Records:

-- BEGIN --

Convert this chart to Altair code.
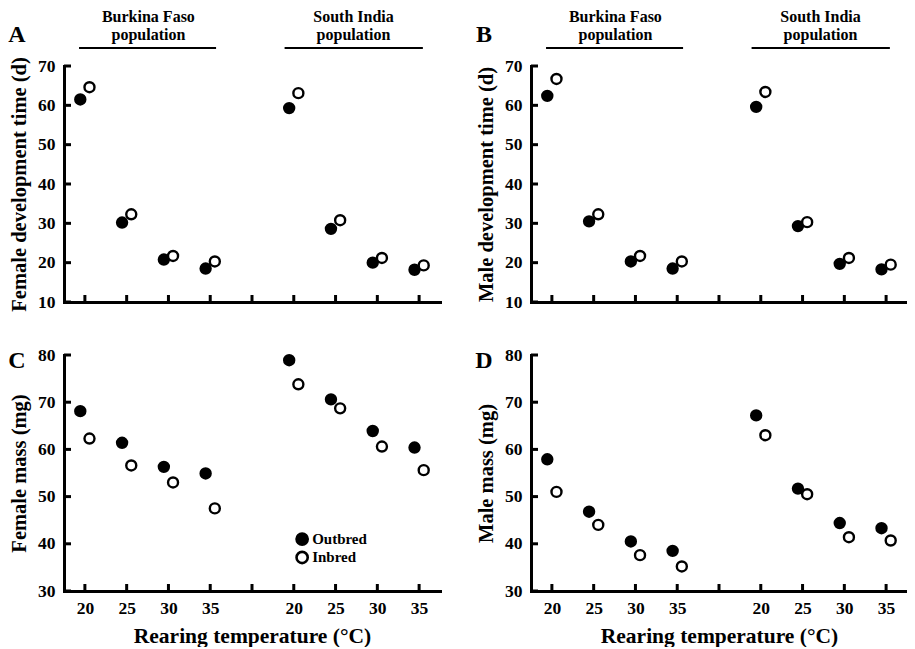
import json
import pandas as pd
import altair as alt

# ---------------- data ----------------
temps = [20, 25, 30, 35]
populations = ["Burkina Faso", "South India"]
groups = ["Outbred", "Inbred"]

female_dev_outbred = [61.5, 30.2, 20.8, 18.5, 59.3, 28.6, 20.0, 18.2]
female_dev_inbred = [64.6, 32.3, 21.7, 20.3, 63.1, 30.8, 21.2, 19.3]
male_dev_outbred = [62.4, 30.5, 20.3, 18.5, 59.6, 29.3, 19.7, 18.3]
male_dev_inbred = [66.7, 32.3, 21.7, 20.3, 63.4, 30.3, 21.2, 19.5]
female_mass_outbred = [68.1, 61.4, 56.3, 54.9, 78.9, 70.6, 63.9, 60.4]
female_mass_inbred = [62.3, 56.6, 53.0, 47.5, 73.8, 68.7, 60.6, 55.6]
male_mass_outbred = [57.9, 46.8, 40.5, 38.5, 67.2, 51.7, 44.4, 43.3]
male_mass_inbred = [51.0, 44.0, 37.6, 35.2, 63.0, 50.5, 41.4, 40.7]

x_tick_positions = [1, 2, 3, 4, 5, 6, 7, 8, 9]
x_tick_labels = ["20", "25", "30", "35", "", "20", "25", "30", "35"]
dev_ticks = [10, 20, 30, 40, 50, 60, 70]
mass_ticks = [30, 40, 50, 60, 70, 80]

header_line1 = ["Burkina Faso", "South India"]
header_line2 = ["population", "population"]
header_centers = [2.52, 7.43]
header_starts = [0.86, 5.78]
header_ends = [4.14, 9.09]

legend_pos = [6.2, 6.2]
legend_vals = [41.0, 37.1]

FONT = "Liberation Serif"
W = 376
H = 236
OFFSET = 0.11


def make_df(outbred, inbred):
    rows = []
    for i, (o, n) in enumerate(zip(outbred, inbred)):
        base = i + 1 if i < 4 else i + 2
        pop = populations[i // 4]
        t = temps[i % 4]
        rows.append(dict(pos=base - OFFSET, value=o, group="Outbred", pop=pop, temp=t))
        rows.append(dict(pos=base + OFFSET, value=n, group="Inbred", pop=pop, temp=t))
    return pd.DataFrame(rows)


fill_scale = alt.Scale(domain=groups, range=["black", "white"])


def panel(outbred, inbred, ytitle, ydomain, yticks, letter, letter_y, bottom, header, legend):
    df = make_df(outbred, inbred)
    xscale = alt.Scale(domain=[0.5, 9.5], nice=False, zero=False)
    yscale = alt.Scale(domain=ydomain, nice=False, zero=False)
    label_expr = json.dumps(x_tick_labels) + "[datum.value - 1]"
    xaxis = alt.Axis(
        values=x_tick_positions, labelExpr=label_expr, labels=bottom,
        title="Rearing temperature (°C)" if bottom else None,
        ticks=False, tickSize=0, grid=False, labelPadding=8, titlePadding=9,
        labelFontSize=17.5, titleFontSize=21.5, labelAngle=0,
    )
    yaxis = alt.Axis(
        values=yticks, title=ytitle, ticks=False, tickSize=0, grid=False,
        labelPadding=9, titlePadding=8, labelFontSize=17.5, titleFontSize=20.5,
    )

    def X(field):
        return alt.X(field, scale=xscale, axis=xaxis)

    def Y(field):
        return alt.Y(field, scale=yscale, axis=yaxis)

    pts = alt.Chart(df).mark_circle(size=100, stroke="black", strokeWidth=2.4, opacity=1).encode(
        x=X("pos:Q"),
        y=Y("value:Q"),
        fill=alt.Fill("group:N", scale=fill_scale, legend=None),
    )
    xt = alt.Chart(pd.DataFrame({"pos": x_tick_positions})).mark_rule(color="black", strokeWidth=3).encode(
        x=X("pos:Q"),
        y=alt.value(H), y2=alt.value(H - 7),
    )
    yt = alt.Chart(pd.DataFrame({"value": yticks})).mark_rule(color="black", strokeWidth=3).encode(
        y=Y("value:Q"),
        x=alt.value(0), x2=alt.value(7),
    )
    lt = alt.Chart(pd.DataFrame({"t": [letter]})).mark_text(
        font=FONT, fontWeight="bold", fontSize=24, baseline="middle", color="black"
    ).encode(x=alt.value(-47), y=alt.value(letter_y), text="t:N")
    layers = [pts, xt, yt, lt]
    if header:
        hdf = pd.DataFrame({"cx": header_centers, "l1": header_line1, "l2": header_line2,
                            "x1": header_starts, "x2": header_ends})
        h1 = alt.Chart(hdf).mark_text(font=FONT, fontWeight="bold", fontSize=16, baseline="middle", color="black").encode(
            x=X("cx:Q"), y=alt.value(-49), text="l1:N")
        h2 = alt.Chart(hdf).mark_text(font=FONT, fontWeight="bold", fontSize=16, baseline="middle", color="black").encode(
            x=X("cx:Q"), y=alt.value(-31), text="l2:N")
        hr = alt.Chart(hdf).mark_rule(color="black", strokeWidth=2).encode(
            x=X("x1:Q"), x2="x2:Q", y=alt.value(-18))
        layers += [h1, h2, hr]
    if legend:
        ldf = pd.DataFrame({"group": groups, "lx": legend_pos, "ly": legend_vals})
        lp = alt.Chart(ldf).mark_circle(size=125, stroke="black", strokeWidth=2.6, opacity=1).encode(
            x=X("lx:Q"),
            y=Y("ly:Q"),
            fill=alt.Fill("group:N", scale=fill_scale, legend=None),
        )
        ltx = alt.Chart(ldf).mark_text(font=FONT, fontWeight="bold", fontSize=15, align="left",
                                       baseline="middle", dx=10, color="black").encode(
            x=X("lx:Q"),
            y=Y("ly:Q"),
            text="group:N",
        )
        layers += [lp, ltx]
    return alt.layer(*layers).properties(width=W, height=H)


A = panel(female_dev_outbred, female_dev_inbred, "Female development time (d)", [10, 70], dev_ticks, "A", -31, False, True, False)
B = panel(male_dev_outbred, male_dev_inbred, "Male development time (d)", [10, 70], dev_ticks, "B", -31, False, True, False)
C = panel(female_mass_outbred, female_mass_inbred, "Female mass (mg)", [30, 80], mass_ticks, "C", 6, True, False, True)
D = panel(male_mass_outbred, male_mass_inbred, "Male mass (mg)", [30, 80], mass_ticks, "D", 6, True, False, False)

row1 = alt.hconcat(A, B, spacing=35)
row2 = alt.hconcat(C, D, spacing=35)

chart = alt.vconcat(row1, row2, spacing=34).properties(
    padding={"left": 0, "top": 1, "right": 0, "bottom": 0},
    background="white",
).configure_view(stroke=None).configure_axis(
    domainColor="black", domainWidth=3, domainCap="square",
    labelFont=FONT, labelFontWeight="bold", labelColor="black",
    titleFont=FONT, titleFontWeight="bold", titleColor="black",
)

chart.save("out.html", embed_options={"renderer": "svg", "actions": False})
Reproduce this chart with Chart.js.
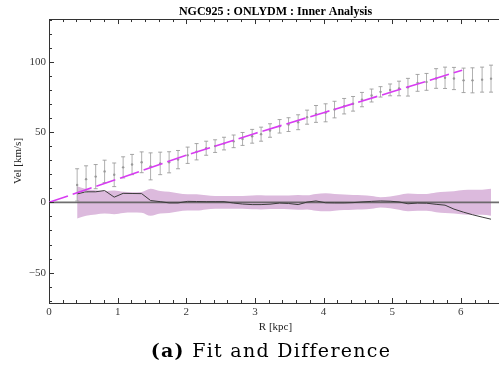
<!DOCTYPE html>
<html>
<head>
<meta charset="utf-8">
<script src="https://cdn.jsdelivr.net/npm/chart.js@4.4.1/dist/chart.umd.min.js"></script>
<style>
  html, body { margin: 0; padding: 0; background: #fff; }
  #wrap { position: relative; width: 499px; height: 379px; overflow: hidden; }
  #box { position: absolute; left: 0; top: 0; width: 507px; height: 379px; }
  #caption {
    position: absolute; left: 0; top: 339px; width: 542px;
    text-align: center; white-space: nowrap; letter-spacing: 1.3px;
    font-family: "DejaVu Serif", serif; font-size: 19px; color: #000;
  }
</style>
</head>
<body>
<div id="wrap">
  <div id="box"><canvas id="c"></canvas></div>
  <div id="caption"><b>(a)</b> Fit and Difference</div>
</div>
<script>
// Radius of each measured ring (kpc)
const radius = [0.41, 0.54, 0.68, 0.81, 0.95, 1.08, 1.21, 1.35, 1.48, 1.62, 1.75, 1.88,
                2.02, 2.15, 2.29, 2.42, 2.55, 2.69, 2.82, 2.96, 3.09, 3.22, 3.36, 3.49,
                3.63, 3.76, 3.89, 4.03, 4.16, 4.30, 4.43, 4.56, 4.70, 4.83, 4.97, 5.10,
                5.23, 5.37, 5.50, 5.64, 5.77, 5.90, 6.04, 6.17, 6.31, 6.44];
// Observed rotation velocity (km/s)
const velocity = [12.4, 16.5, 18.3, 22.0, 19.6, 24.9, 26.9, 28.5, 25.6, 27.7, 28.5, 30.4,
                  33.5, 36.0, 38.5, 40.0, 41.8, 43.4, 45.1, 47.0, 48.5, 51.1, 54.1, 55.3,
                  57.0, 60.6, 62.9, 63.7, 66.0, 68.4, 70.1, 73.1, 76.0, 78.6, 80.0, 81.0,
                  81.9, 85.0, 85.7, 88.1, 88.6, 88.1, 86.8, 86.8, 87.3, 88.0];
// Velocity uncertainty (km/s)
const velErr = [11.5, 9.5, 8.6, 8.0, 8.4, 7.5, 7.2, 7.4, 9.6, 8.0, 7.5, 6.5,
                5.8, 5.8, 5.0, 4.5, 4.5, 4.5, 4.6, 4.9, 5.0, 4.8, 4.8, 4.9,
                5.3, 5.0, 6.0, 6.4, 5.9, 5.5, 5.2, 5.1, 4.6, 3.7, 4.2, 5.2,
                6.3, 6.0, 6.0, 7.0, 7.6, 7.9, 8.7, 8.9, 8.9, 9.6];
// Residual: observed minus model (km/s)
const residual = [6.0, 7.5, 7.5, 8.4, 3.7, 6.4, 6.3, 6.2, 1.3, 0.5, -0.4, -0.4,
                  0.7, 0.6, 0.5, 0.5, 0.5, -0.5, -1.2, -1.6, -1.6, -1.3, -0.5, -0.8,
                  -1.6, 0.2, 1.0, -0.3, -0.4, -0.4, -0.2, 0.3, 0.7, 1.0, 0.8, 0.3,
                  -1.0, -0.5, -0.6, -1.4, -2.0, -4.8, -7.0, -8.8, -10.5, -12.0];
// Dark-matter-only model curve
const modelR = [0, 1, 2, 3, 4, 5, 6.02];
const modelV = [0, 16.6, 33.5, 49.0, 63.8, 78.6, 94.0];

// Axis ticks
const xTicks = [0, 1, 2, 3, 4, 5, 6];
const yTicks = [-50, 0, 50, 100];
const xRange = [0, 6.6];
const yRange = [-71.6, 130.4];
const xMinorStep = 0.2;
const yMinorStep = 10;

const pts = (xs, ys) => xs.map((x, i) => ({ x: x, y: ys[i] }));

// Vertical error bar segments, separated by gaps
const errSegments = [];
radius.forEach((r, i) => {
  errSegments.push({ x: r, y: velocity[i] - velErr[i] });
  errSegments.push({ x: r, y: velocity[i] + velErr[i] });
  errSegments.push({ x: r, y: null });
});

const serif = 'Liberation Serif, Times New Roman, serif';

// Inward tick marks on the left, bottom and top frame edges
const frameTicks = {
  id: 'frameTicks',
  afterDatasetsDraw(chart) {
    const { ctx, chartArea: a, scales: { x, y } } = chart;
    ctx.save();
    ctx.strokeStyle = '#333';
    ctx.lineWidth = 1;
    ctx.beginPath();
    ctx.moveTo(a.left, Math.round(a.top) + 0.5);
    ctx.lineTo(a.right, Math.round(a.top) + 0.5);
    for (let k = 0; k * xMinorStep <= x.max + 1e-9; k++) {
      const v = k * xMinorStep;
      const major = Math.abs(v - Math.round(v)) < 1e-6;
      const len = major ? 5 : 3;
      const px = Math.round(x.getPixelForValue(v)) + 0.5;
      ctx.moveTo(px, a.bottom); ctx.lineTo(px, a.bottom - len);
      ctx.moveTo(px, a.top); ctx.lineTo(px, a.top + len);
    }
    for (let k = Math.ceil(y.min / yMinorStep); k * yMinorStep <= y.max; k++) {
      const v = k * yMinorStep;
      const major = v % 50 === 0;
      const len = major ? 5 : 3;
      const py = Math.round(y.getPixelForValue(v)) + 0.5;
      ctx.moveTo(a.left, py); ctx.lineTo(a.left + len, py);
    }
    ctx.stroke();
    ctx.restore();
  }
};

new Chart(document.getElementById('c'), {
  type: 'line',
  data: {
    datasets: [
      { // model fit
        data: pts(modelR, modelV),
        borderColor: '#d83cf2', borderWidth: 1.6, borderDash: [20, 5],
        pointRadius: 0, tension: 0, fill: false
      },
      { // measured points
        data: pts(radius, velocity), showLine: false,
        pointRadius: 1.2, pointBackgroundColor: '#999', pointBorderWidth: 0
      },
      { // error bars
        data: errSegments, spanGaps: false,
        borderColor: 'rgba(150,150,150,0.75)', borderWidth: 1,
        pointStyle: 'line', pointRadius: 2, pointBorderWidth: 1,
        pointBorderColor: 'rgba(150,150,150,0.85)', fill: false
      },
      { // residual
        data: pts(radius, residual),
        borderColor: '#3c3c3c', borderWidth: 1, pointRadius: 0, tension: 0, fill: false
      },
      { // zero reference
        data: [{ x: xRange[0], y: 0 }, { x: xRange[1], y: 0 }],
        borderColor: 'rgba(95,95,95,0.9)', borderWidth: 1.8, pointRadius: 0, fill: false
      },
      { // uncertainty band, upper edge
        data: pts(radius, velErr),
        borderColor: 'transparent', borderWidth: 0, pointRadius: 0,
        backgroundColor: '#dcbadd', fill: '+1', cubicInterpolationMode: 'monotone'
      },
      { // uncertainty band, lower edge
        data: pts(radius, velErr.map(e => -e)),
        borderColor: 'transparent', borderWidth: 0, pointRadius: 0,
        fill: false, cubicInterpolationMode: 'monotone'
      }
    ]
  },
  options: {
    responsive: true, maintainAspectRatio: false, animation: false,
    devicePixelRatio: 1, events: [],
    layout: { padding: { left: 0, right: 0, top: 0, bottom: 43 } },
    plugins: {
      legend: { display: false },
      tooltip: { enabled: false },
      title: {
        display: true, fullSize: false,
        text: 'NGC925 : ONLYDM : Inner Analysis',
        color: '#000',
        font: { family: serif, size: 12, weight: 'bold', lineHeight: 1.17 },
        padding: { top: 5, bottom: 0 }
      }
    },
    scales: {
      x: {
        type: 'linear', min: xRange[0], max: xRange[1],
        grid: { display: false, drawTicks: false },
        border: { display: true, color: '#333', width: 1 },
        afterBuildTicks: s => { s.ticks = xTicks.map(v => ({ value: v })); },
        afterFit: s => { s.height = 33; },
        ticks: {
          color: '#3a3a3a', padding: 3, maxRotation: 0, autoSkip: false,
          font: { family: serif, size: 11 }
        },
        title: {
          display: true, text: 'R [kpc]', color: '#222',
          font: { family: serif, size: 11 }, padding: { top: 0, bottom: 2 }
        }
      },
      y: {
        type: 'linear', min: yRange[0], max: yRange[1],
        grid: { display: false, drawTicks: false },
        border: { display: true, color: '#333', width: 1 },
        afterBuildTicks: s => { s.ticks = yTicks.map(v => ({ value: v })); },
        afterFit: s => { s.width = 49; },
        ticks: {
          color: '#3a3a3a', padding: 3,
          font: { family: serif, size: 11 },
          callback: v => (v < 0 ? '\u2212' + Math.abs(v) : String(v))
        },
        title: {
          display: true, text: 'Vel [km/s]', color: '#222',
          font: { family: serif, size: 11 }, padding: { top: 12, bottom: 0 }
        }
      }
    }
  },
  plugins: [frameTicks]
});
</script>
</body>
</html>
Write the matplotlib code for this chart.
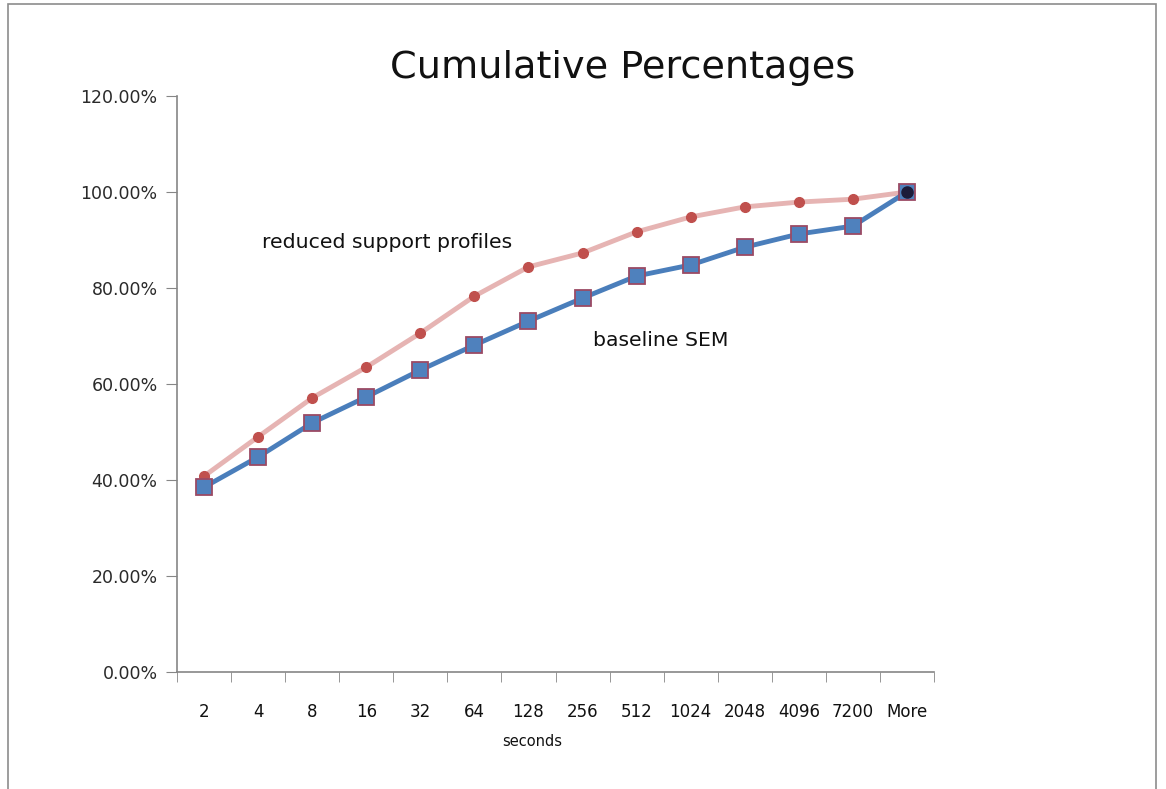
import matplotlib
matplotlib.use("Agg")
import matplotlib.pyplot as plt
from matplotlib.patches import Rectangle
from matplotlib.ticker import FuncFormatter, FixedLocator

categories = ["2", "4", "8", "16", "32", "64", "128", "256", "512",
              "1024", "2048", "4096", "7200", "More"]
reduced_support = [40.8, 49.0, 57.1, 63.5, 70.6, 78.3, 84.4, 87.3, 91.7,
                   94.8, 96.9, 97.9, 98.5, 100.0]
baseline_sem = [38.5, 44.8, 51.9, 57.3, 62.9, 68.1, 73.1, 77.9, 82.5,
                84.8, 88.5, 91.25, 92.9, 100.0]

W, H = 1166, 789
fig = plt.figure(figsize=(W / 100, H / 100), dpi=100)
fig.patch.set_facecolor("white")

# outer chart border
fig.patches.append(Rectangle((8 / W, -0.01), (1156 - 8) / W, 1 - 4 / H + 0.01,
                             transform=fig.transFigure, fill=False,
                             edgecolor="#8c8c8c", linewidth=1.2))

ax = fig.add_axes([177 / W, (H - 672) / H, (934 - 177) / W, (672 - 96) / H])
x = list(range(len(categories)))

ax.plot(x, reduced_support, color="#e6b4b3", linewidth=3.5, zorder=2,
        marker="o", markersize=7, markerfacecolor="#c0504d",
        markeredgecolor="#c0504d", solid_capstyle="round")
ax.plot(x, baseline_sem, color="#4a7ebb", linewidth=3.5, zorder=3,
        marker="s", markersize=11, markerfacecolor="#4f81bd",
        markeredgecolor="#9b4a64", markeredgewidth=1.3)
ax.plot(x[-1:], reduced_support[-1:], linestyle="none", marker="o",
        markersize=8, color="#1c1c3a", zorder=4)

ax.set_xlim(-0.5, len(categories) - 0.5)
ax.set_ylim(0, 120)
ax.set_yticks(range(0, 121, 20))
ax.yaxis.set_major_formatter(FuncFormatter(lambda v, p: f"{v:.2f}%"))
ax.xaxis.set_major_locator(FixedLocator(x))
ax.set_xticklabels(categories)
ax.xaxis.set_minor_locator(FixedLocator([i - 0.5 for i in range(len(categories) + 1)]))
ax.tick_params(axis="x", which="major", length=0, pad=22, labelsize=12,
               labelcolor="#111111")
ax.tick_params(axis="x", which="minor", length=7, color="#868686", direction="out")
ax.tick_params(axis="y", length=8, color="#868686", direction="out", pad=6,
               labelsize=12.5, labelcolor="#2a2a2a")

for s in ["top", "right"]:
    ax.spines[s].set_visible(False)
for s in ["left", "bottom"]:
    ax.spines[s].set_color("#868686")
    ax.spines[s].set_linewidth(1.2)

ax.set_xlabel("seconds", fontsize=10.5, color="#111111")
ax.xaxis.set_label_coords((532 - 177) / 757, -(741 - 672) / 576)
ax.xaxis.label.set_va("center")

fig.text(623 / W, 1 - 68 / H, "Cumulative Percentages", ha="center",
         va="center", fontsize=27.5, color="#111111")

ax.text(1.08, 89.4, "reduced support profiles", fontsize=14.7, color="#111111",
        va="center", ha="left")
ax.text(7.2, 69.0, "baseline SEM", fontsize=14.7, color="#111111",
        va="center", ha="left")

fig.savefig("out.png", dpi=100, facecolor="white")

-- END --

Required work →
Without the pictures, repeat the entries above line by line, from the first through the one that contains "50.5, 41.4, 40.7]", both ends included.

Complete answer →
Convert this chart to Altair code.
import json
import pandas as pd
import altair as alt

# ---------------- data ----------------
temps = [20, 25, 30, 35]
populations = ["Burkina Faso", "South India"]
groups = ["Outbred", "Inbred"]

female_dev_outbred = [61.5, 30.2, 20.8, 18.5, 59.3, 28.6, 20.0, 18.2]
female_dev_inbred = [64.6, 32.3, 21.7, 20.3, 63.1, 30.8, 21.2, 19.3]
male_dev_outbred = [62.4, 30.5, 20.3, 18.5, 59.6, 29.3, 19.7, 18.3]
male_dev_inbred = [66.7, 32.3, 21.7, 20.3, 63.4, 30.3, 21.2, 19.5]
female_mass_outbred = [68.1, 61.4, 56.3, 54.9, 78.9, 70.6, 63.9, 60.4]
female_mass_inbred = [62.3, 56.6, 53.0, 47.5, 73.8, 68.7, 60.6, 55.6]
male_mass_outbred = [57.9, 46.8, 40.5, 38.5, 67.2, 51.7, 44.4, 43.3]
male_mass_inbred = [51.0, 44.0, 37.6, 35.2, 63.0, 50.5, 41.4, 40.7]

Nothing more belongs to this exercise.